>> BEGIN
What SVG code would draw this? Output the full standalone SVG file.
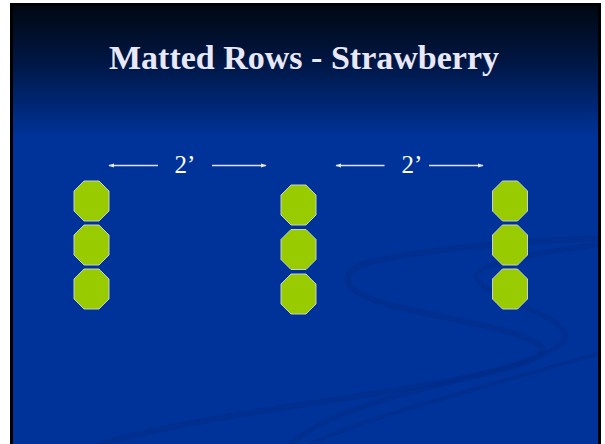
<svg xmlns="http://www.w3.org/2000/svg" width="605" height="444" viewBox="0 0 605 444">
  <defs>
    <linearGradient id="bg" x1="0" y1="0" x2="0" y2="1" gradientUnits="objectBoundingBox">
      <stop offset="0" stop-color="#000812"/>
      <stop offset="0.12" stop-color="#001540"/>
      <stop offset="0.30" stop-color="#003399"/>
      <stop offset="1" stop-color="#003399"/>
    </linearGradient>
    <clipPath id="slide">
      <rect x="13" y="6" width="585" height="438"/>
    </clipPath>
    <marker id="ah" viewBox="0 0 10 10" refX="9" refY="5" markerWidth="6" markerHeight="6" markerUnits="userSpaceOnUse" orient="auto-start-reverse">
      <path d="M0,1.5 L10,5 L0,8.5 Z" fill="#e8e8f0"/>
    </marker>
    <polygon id="oct" points="10,0 25,0 35,10 35,30 25,40 10,40 0,30 0,10"/>
  </defs>
  <style>
    .title { font-family: "Liberation Serif", "Times New Roman", serif; font-weight: bold; font-size: 34px; fill: #e8e8fa; }
    .lbl { font-family: "Liberation Serif", "Times New Roman", serif; font-size: 25px; fill: #ffffff; }
    .plant use { fill: #99cc00; stroke: #c8d0c8; stroke-width: 1; }
    .dim { stroke: #e0e0ea; stroke-width: 1.5; fill: none; }
    .swirl { fill: none; stroke: #002b85; stroke-opacity: 0.45; stroke-linecap: round; }
  </style>
  <rect x="0" y="0" width="605" height="444" fill="#ffffff"/>
  <rect x="10" y="3" width="591" height="441" fill="#000000"/>
  <rect x="13" y="6" width="585" height="438" fill="url(#bg)"/>

  <g id="swirls" clip-path="url(#slide)">
    <path class="swirl" stroke-width="6" d="M610,238 C520,240 420,250 370,262 C335,272 340,292 390,305 C450,320 520,330 540,345 C560,362 470,380 300,405 C220,417 150,430 100,444"/>
    <path class="swirl" stroke-width="5" d="M610,243 C540,252 480,262 476,276 C472,292 560,312 565,335 C570,352 500,370 420,390 C360,405 320,420 290,444"/>
    <path class="swirl" stroke-width="4" d="M610,350 C540,370 470,390 420,405 C370,420 330,435 310,444"/>
  </g>

  <g id="title">
    <text class="title" x="304" y="69" text-anchor="middle">Matted Rows - Strawberry</text>
  </g>

  <g id="row-left" class="plant">
    <use href="#oct" x="74" y="181"/>
    <use href="#oct" x="74" y="225"/>
    <use href="#oct" x="74" y="269"/>
  </g>
  <g id="row-middle" class="plant">
    <use href="#oct" x="281" y="185"/>
    <use href="#oct" x="281" y="229.5"/>
    <use href="#oct" x="281" y="274"/>
  </g>
  <g id="row-right" class="plant">
    <use href="#oct" x="492.5" y="181"/>
    <use href="#oct" x="492.5" y="225"/>
    <use href="#oct" x="492.5" y="269"/>
  </g>

  <g id="connectors">
    <line class="dim" x1="158" y1="165.5" x2="109" y2="165.5" marker-end="url(#ah)"/>
    <line class="dim" x1="212" y1="165.5" x2="266" y2="165.5" marker-end="url(#ah)"/>
    <line class="dim" x1="384.5" y1="165.5" x2="336" y2="165.5" marker-end="url(#ah)"/>
    <line class="dim" x1="429" y1="165.5" x2="483" y2="165.5" marker-end="url(#ah)"/>
  </g>

  <g id="labels">
    <text class="lbl" x="185" y="173" text-anchor="middle">2’</text>
    <text class="lbl" x="412" y="173" text-anchor="middle">2’</text>
  </g>
</svg>
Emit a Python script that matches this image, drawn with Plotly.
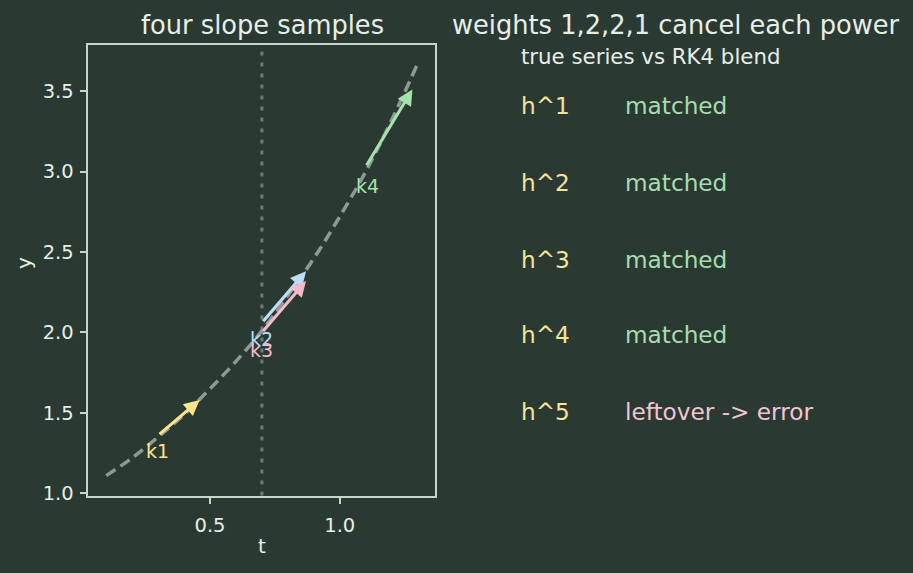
import plotly.graph_objects as go

BG = "#2a3a33"
FG = "#e6eee8"
SPINE = "#c5d6c9"

# curve (true solution)
curve_t = [0.1, 0.2, 0.3, 0.4, 0.5, 0.6, 0.7, 0.8, 0.9, 1.0, 1.1, 1.2, 1.3]
curve_y = [1.11, 1.22, 1.35, 1.49, 1.65, 1.82, 2.01, 2.23, 2.46, 2.72, 3.00, 3.32, 3.67]

# slope arrows
k_names = ["k1", "k2", "k3", "k4"]
k_t0 = [0.30, 0.70, 0.70, 1.10]
k_y0 = [1.36, 2.06, 2.00, 3.03]
k_t1 = [0.46, 0.87, 0.87, 1.28]
k_y1 = [1.58, 2.38, 2.32, 3.51]
k_lab_t = [0.296, 0.70, 0.70, 1.105]
k_lab_y = [1.26, 1.96, 1.89, 2.91]
k_colors = ["#fde38e", "#bcdcf7", "#f8b8cc", "#a6e3ac"]

mid_t = 0.7

# right panel text
powers = ["h^1", "h^2", "h^3", "h^4", "h^5"]
status = ["matched", "matched", "matched", "matched", "leftover -> error"]
status_colors = ["#a6dcae", "#a6dcae", "#a6dcae", "#a6dcae", "#f5c4d2"]
power_color = "#f6e29a"

W, H = 913, 573
HE = 565.0  # effective rendered paper height
x_dom = [88.3 / W, 435 / W]
y_dom = [1 - 497.3 / HE, 1 - 45 / HE]

fig = go.Figure()
fig.add_trace(go.Scatter(
    x=curve_t, y=curve_y, mode="lines",
    line=dict(color="#8d9a92", width=3.5, dash="11px,6px", shape="spline"),
    hoverinfo="skip", showlegend=False))

fig.add_shape(type="line", xref="x", yref="y domain", x0=mid_t, x1=mid_t, y0=0, y1=1,
              line=dict(color="#6a7d72", width=3, dash="4px,7px"), layer="below")

anns = []
for i in range(4):
    anns.append(dict(x=k_t1[i], y=k_y1[i], ax=k_t0[i], ay=k_y0[i], xref="x", yref="y",
                     axref="x", ayref="y", text="", showarrow=True, arrowhead=2,
                     arrowsize=1.0, arrowwidth=3.1, arrowcolor=k_colors[i], standoff=0,
                     startstandoff=0))
for i in range(4):
    anns.append(dict(x=k_lab_t[i], y=k_lab_y[i], xref="x", yref="y", text=k_names[i],
                     showarrow=False, font=dict(size=19, color=k_colors[i],
                                                family="DejaVu Sans"),
                     xanchor="center", yanchor="middle"))

def ptext(x, y, text, size, color, xanchor="left", angle=0):
    return dict(x=x / W, y=1 - y / HE, xref="paper", yref="paper", text=text,
                showarrow=False, font=dict(size=size, color=color, family="DejaVu Sans"),
                xanchor=xanchor, yanchor="middle", textangle=angle)

anns.append(ptext(262, 25, "four slope samples", 25.7, FG, "center"))
anns.append(ptext(262, 548, "t", 20, FG, "center"))
anns.append(ptext(24, 264, "y", 20, FG, "center", -90))
anns.append(ptext(676, 25, "weights 1,2,2,1 cancel each power", 25.7, FG, "center"))
anns.append(ptext(519, 57, "true series vs RK4 blend", 21.3, FG, "left"))
row_y = [106, 183, 260, 336, 413]
for i in range(5):
    anns.append(ptext(519, row_y[i], powers[i], 23.2, power_color, "left"))
    anns.append(ptext(623, row_y[i], status[i], 23.2, status_colors[i], "left"))

axis_common = dict(showgrid=False, zeroline=False, showline=True, mirror=True,
                   linecolor=SPINE, linewidth=1.5, ticks="outside", ticklen=7,
                   tickwidth=1.5, tickcolor=SPINE,
                   tickfont=dict(size=19.5, color=FG, family="DejaVu Sans"))

fig.update_layout(
    width=W, height=H, margin=dict(l=0, r=0, t=0, b=0),
    paper_bgcolor=BG, plot_bgcolor=BG, showlegend=False,
    xaxis=dict(domain=x_dom, range=[0.031, 1.367], tickvals=[0.5, 1.0],
               ticktext=["0.5", "1.0"], ticklabelstandoff=4, **axis_common),
    yaxis=dict(domain=y_dom, range=[0.986, 3.788], tickvals=[1.0, 1.5, 2.0, 2.5, 3.0, 3.5],
               ticktext=["1.0", "1.5", "2.0", "2.5", "3.0", "3.5"], ticklabelstandoff=2,
               **axis_common),
    annotations=anns,
)

fig.write_html("out.html")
>> END
• _WRITTEN EXERCISE_
From the listing above, pick out every line containing "this".

• _EXERCISE OUTPUT_
What SVG code would draw this? Output the full standalone SVG file.
Emit a Python script that matches this image, drawn with Plotly.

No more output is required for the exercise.